## Begin RECORDED DATA

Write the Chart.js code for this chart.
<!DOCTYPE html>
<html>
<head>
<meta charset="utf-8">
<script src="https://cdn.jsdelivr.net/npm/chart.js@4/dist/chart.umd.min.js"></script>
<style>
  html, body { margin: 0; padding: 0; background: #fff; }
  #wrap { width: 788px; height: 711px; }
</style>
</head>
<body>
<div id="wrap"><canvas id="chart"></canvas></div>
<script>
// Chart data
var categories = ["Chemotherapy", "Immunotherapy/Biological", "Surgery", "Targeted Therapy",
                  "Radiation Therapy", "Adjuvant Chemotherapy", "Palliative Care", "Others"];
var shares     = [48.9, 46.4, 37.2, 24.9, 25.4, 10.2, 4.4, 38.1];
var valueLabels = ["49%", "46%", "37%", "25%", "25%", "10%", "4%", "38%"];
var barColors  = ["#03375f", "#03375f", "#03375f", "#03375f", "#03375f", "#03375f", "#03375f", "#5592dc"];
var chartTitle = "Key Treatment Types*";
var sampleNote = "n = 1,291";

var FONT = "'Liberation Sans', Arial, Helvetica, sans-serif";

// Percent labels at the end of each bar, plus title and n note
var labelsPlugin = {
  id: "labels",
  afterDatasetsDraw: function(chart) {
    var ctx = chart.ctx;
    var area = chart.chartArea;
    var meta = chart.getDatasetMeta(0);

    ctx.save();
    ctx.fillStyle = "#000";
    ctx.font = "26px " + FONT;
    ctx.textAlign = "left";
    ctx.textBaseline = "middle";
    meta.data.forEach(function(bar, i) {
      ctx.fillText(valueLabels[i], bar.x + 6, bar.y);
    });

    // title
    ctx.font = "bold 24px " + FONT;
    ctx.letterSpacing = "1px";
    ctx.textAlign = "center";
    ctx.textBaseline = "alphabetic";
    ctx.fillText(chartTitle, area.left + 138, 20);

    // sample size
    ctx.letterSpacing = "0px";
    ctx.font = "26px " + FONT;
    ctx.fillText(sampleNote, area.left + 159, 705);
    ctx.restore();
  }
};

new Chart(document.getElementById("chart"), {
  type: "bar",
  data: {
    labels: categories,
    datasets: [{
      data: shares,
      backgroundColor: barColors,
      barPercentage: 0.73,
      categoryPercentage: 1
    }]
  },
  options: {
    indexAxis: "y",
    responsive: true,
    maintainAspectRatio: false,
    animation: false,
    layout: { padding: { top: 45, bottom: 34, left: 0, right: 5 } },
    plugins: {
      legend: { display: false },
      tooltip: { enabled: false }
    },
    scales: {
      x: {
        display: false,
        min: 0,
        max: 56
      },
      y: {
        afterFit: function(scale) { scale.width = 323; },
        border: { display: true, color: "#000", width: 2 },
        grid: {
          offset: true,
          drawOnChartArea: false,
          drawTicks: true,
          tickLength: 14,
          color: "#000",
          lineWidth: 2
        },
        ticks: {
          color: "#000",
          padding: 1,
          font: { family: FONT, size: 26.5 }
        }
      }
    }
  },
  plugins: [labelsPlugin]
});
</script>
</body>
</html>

## End RECORDED DATA

# TASK INSTRUCTIONS
Transcribe the data above in full, exactly.

# THE OUTPUT
Write the Chart.js code for this chart.
<!DOCTYPE html>
<html>
<head>
<meta charset="utf-8">
<script src="https://cdn.jsdelivr.net/npm/chart.js@4/dist/chart.umd.min.js"></script>
<style>
  html, body { margin: 0; padding: 0; background: #fff; }
  #wrap { width: 788px; height: 711px; }
</style>
</head>
<body>
<div id="wrap"><canvas id="chart"></canvas></div>
<script>
// Chart data
var categories = ["Chemotherapy", "Immunotherapy/Biological", "Surgery", "Targeted Therapy",
                  "Radiation Therapy", "Adjuvant Chemotherapy", "Palliative Care", "Others"];
var shares     = [48.9, 46.4, 37.2, 24.9, 25.4, 10.2, 4.4, 38.1];
var valueLabels = ["49%", "46%", "37%", "25%", "25%", "10%", "4%", "38%"];
var barColors  = ["#03375f", "#03375f", "#03375f", "#03375f", "#03375f", "#03375f", "#03375f", "#5592dc"];
var chartTitle = "Key Treatment Types*";
var sampleNote = "n = 1,291";

var FONT = "'Liberation Sans', Arial, Helvetica, sans-serif";

// Percent labels at the end of each bar, plus title and n note
var labelsPlugin = {
  id: "labels",
  afterDatasetsDraw: function(chart) {
    var ctx = chart.ctx;
    var area = chart.chartArea;
    var meta = chart.getDatasetMeta(0);

    ctx.save();
    ctx.fillStyle = "#000";
    ctx.font = "26px " + FONT;
    ctx.textAlign = "left";
    ctx.textBaseline = "middle";
    meta.data.forEach(function(bar, i) {
      ctx.fillText(valueLabels[i], bar.x + 6, bar.y);
    });

    // title
    ctx.font = "bold 24px " + FONT;
    ctx.letterSpacing = "1px";
    ctx.textAlign = "center";
    ctx.textBaseline = "alphabetic";
    ctx.fillText(chartTitle, area.left + 138, 20);

    // sample size
    ctx.letterSpacing = "0px";
    ctx.font = "26px " + FONT;
    ctx.fillText(sampleNote, area.left + 159, 705);
    ctx.restore();
  }
};

new Chart(document.getElementById("chart"), {
  type: "bar",
  data: {
    labels: categories,
    datasets: [{
      data: shares,
      backgroundColor: barColors,
      barPercentage: 0.73,
      categoryPercentage: 1
    }]
  },
  options: {
    indexAxis: "y",
    responsive: true,
    maintainAspectRatio: false,
    animation: false,
    layout: { padding: { top: 45, bottom: 34, left: 0, right: 5 } },
    plugins: {
      legend: { display: false },
      tooltip: { enabled: false }
    },
    scales: {
      x: {
        display: false,
        min: 0,
        max: 56
      },
      y: {
        afterFit: function(scale) { scale.width = 323; },
        border: { display: true, color: "#000", width: 2 },
        grid: {
          offset: true,
          drawOnChartArea: false,
          drawTicks: true,
          tickLength: 14,
          color: "#000",
          lineWidth: 2
        },
        ticks: {
          color: "#000",
          padding: 1,
          font: { family: FONT, size: 26.5 }
        }
      }
    }
  },
  plugins: [labelsPlugin]
});
</script>
</body>
</html>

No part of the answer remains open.